>>>>>
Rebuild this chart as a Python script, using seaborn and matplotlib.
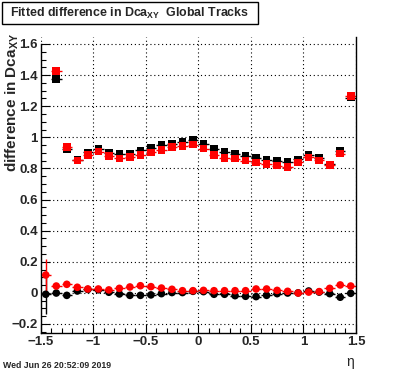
import numpy as np
import pandas as pd
import seaborn as sns
import matplotlib
matplotlib.use("Agg")
import matplotlib.pyplot as plt
from matplotlib.ticker import MultipleLocator
from matplotlib.patches import Rectangle

# ---------------- data ----------------
eta_all = [-1.45, -1.35, -1.25, -1.15, -1.05, -0.95, -0.85, -0.75, -0.65, -0.55,
           -0.45, -0.35, -0.25, -0.15, -0.05, 0.05, 0.15, 0.25, 0.35, 0.45,
           0.55, 0.65, 0.75, 0.85, 0.95, 1.05, 1.15, 1.25, 1.35, 1.45]
eta_upper = eta_all[1:]

upper_black = [1.375, 0.922, 0.855, 0.903, 0.927, 0.901, 0.891, 0.895, 0.916, 0.933,
               0.953, 0.959, 0.968, 0.981, 0.960, 0.927, 0.908, 0.895, 0.880, 0.867,
               0.856, 0.848, 0.841, 0.858, 0.886, 0.869, 0.826, 0.912, 1.255]
upper_red = [1.426, 0.936, 0.852, 0.888, 0.908, 0.880, 0.865, 0.875, 0.888, 0.903,
             0.920, 0.936, 0.946, 0.953, 0.928, 0.888, 0.869, 0.863, 0.850, 0.837,
             0.830, 0.818, 0.811, 0.839, 0.871, 0.852, 0.824, 0.895, 1.265]
lower_black = [-0.009, -0.001, -0.016, 0.012, 0.022, 0.020, 0.004, -0.007, -0.016, -0.016,
               -0.013, -0.005, 0.002, 0.002, 0.010, 0.008, -0.009, -0.009, -0.018, -0.022,
               -0.024, -0.016, -0.005, -0.001, 0.000, 0.012, 0.005, -0.005, -0.028, -0.003]
lower_red = [0.115, 0.044, 0.055, 0.036, 0.025, 0.025, 0.019, 0.029, 0.038, 0.046,
             0.040, 0.031, 0.023, 0.014, 0.014, 0.016, 0.014, 0.014, 0.014, 0.014,
             0.025, 0.025, 0.016, 0.010, -0.001, 0.005, 0.008, 0.029, 0.051, 0.044]

err_upper_black = [0.010] * 29
err_upper_red = [0.010] * 29
err_lower_black = [0.13] + [0.008] * 29
err_lower_red = [0.10] + [0.008] * 29

half_bin = 0.05

title_text = r"Fitted difference in Dca$_{\mathbf{XY}}$  Global Tracks"
ylabel_text = r"difference in Dca$_{\mathbf{XY}}$"
date_text = "Wed Jun 26 20:52:09 2019"

# ---------------- frame ----------------
frames = []
for name, xs, ys, es, col, mk in [
    ("upper_black", eta_upper, upper_black, err_upper_black, "black", "s"),
    ("lower_black", eta_all, lower_black, err_lower_black, "black", "o"),
    ("upper_red", eta_upper, upper_red, err_upper_red, "red", "s"),
    ("lower_red", eta_all, lower_red, err_lower_red, "red", "o"),
]:
    frames.append(pd.DataFrame({"eta": xs, "val": ys, "err": es, "series": name,
                                "color": col, "marker": mk}))
df = pd.concat(frames, ignore_index=True)

sns.set_theme(style="white")
plt.rcParams["font.family"] = ["Liberation Sans", "DejaVu Sans"]
plt.rcParams["mathtext.fontset"] = "custom"
plt.rcParams["mathtext.rm"] = "Liberation Sans"
plt.rcParams["mathtext.bf"] = "Liberation Sans:bold"
plt.rcParams["mathtext.it"] = "Liberation Sans:italic"

fig = plt.figure(figsize=(3.96, 3.72), dpi=100)
ax = fig.add_axes([40.5 / 396, 1 - 333 / 372, (356 - 40.5) / 396, (333 - 37) / 372])

for name in ["upper_black", "lower_black", "upper_red", "lower_red"]:
    d = df[df.series == name]
    ax.errorbar(d.eta, d.val, xerr=half_bin, yerr=d.err, fmt="none",
                ecolor=d.color.iloc[0], elinewidth=1.0, capsize=0, zorder=2)

palette = {"upper_black": "black", "lower_black": "black", "upper_red": "red", "lower_red": "red"}
markers = {"upper_black": "s", "lower_black": "o", "upper_red": "s", "lower_red": "o"}
sns.scatterplot(data=df, x="eta", y="val", hue="series", style="series",
                palette=palette, markers=markers, s=30, linewidth=0,
                legend=False, ax=ax, zorder=3)

ax.set_xlim(-1.5, 1.5)
ax.set_ylim(-0.258, 1.645)
ax.set_xlabel("")
ax.set_ylabel("")

ax.xaxis.set_major_locator(MultipleLocator(0.5))
ax.xaxis.set_minor_locator(MultipleLocator(0.1))
ax.yaxis.set_major_locator(MultipleLocator(0.2))
ax.yaxis.set_minor_locator(MultipleLocator(0.05))

def fmt(v, pos):
    s = ("%g" % round(v, 3))
    return s.replace("-", "\u2212")
ax.xaxis.set_major_formatter(plt.FuncFormatter(fmt))
ax.yaxis.set_major_formatter(plt.FuncFormatter(fmt))

ax.tick_params(which="both", direction="in", top=False, right=False,
               left=True, bottom=True, color="black", width=0.8)
ax.tick_params(which="major", length=6.5, labelsize=9.5, pad=2)
ax.tick_params(which="minor", length=3.6)
for lab in ax.get_xticklabels() + ax.get_yticklabels():
    lab.set_fontweight("bold")

ax.grid(True, which="major", color="black", linestyle=(0, (1, 2.5)), linewidth=0.8)
ax.set_axisbelow(True)

ax.spines["top"].set_visible(False)
for sp in ["left", "right", "bottom"]:
    ax.spines[sp].set_color("black")
    ax.spines[sp].set_linewidth(1.0)
ax.spines["left"].set_bounds(-0.258, 1.6)

# title box
fig.patches.append(Rectangle((2 / 396, 1 - 24 / 372), 256 / 396, 22 / 372,
                             transform=fig.transFigure, facecolor="white",
                             edgecolor="black", linewidth=1.0))
fig.text(130 / 396, 1 - 13 / 372, title_text, ha="center", va="center",
         fontsize=8.9, fontweight="bold")

fig.text(12.5 / 396, 1 - 33 / 372, ylabel_text, ha="center", va="top",
         rotation=90, fontsize=11, fontweight="bold")
fig.text(350 / 396, 1 - 362 / 372, "\u03b7", ha="center", va="center", fontsize=10)
fig.text(3 / 396, 1 - 365 / 372, date_text, ha="left", va="center",
         fontsize=6.3, fontweight="bold")

fig.savefig("out.png", dpi=100)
<<<<<
Problem details:
All of the data above should be quoted exactly, except for the pictures.

Response to this exercise:
Rebuild this chart as a Python script, using seaborn and matplotlib.
import numpy as np
import pandas as pd
import seaborn as sns
import matplotlib
matplotlib.use("Agg")
import matplotlib.pyplot as plt
from matplotlib.ticker import MultipleLocator
from matplotlib.patches import Rectangle

# ---------------- data ----------------
eta_all = [-1.45, -1.35, -1.25, -1.15, -1.05, -0.95, -0.85, -0.75, -0.65, -0.55,
           -0.45, -0.35, -0.25, -0.15, -0.05, 0.05, 0.15, 0.25, 0.35, 0.45,
           0.55, 0.65, 0.75, 0.85, 0.95, 1.05, 1.15, 1.25, 1.35, 1.45]
eta_upper = eta_all[1:]

upper_black = [1.375, 0.922, 0.855, 0.903, 0.927, 0.901, 0.891, 0.895, 0.916, 0.933,
               0.953, 0.959, 0.968, 0.981, 0.960, 0.927, 0.908, 0.895, 0.880, 0.867,
               0.856, 0.848, 0.841, 0.858, 0.886, 0.869, 0.826, 0.912, 1.255]
upper_red = [1.426, 0.936, 0.852, 0.888, 0.908, 0.880, 0.865, 0.875, 0.888, 0.903,
             0.920, 0.936, 0.946, 0.953, 0.928, 0.888, 0.869, 0.863, 0.850, 0.837,
             0.830, 0.818, 0.811, 0.839, 0.871, 0.852, 0.824, 0.895, 1.265]
lower_black = [-0.009, -0.001, -0.016, 0.012, 0.022, 0.020, 0.004, -0.007, -0.016, -0.016,
               -0.013, -0.005, 0.002, 0.002, 0.010, 0.008, -0.009, -0.009, -0.018, -0.022,
               -0.024, -0.016, -0.005, -0.001, 0.000, 0.012, 0.005, -0.005, -0.028, -0.003]
lower_red = [0.115, 0.044, 0.055, 0.036, 0.025, 0.025, 0.019, 0.029, 0.038, 0.046,
             0.040, 0.031, 0.023, 0.014, 0.014, 0.016, 0.014, 0.014, 0.014, 0.014,
             0.025, 0.025, 0.016, 0.010, -0.001, 0.005, 0.008, 0.029, 0.051, 0.044]

err_upper_black = [0.010] * 29
err_upper_red = [0.010] * 29
err_lower_black = [0.13] + [0.008] * 29
err_lower_red = [0.10] + [0.008] * 29

half_bin = 0.05

title_text = r"Fitted difference in Dca$_{\mathbf{XY}}$  Global Tracks"
ylabel_text = r"difference in Dca$_{\mathbf{XY}}$"
date_text = "Wed Jun 26 20:52:09 2019"

# ---------------- frame ----------------
frames = []
for name, xs, ys, es, col, mk in [
    ("upper_black", eta_upper, upper_black, err_upper_black, "black", "s"),
    ("lower_black", eta_all, lower_black, err_lower_black, "black", "o"),
    ("upper_red", eta_upper, upper_red, err_upper_red, "red", "s"),
    ("lower_red", eta_all, lower_red, err_lower_red, "red", "o"),
]:
    frames.append(pd.DataFrame({"eta": xs, "val": ys, "err": es, "series": name,
                                "color": col, "marker": mk}))
df = pd.concat(frames, ignore_index=True)

sns.set_theme(style="white")
plt.rcParams["font.family"] = ["Liberation Sans", "DejaVu Sans"]
plt.rcParams["mathtext.fontset"] = "custom"
plt.rcParams["mathtext.rm"] = "Liberation Sans"
plt.rcParams["mathtext.bf"] = "Liberation Sans:bold"
plt.rcParams["mathtext.it"] = "Liberation Sans:italic"

fig = plt.figure(figsize=(3.96, 3.72), dpi=100)
ax = fig.add_axes([40.5 / 396, 1 - 333 / 372, (356 - 40.5) / 396, (333 - 37) / 372])

for name in ["upper_black", "lower_black", "upper_red", "lower_red"]:
    d = df[df.series == name]
    ax.errorbar(d.eta, d.val, xerr=half_bin, yerr=d.err, fmt="none",
                ecolor=d.color.iloc[0], elinewidth=1.0, capsize=0, zorder=2)

palette = {"upper_black": "black", "lower_black": "black", "upper_red": "red", "lower_red": "red"}
markers = {"upper_black": "s", "lower_black": "o", "upper_red": "s", "lower_red": "o"}
sns.scatterplot(data=df, x="eta", y="val", hue="series", style="series",
                palette=palette, markers=markers, s=30, linewidth=0,
                legend=False, ax=ax, zorder=3)

ax.set_xlim(-1.5, 1.5)
ax.set_ylim(-0.258, 1.645)
ax.set_xlabel("")
ax.set_ylabel("")

ax.xaxis.set_major_locator(MultipleLocator(0.5))
ax.xaxis.set_minor_locator(MultipleLocator(0.1))
ax.yaxis.set_major_locator(MultipleLocator(0.2))
ax.yaxis.set_minor_locator(MultipleLocator(0.05))

def fmt(v, pos):
    s = ("%g" % round(v, 3))
    return s.replace("-", "\u2212")
ax.xaxis.set_major_formatter(plt.FuncFormatter(fmt))
ax.yaxis.set_major_formatter(plt.FuncFormatter(fmt))

ax.tick_params(which="both", direction="in", top=False, right=False,
               left=True, bottom=True, color="black", width=0.8)
ax.tick_params(which="major", length=6.5, labelsize=9.5, pad=2)
ax.tick_params(which="minor", length=3.6)
for lab in ax.get_xticklabels() + ax.get_yticklabels():
    lab.set_fontweight("bold")

ax.grid(True, which="major", color="black", linestyle=(0, (1, 2.5)), linewidth=0.8)
ax.set_axisbelow(True)

ax.spines["top"].set_visible(False)
for sp in ["left", "right", "bottom"]:
    ax.spines[sp].set_color("black")
    ax.spines[sp].set_linewidth(1.0)
ax.spines["left"].set_bounds(-0.258, 1.6)

# title box
fig.patches.append(Rectangle((2 / 396, 1 - 24 / 372), 256 / 396, 22 / 372,
                             transform=fig.transFigure, facecolor="white",
                             edgecolor="black", linewidth=1.0))
fig.text(130 / 396, 1 - 13 / 372, title_text, ha="center", va="center",
         fontsize=8.9, fontweight="bold")

fig.text(12.5 / 396, 1 - 33 / 372, ylabel_text, ha="center", va="top",
         rotation=90, fontsize=11, fontweight="bold")
fig.text(350 / 396, 1 - 362 / 372, "\u03b7", ha="center", va="center", fontsize=10)
fig.text(3 / 396, 1 - 365 / 372, date_text, ha="left", va="center",
         fontsize=6.3, fontweight="bold")

fig.savefig("out.png", dpi=100)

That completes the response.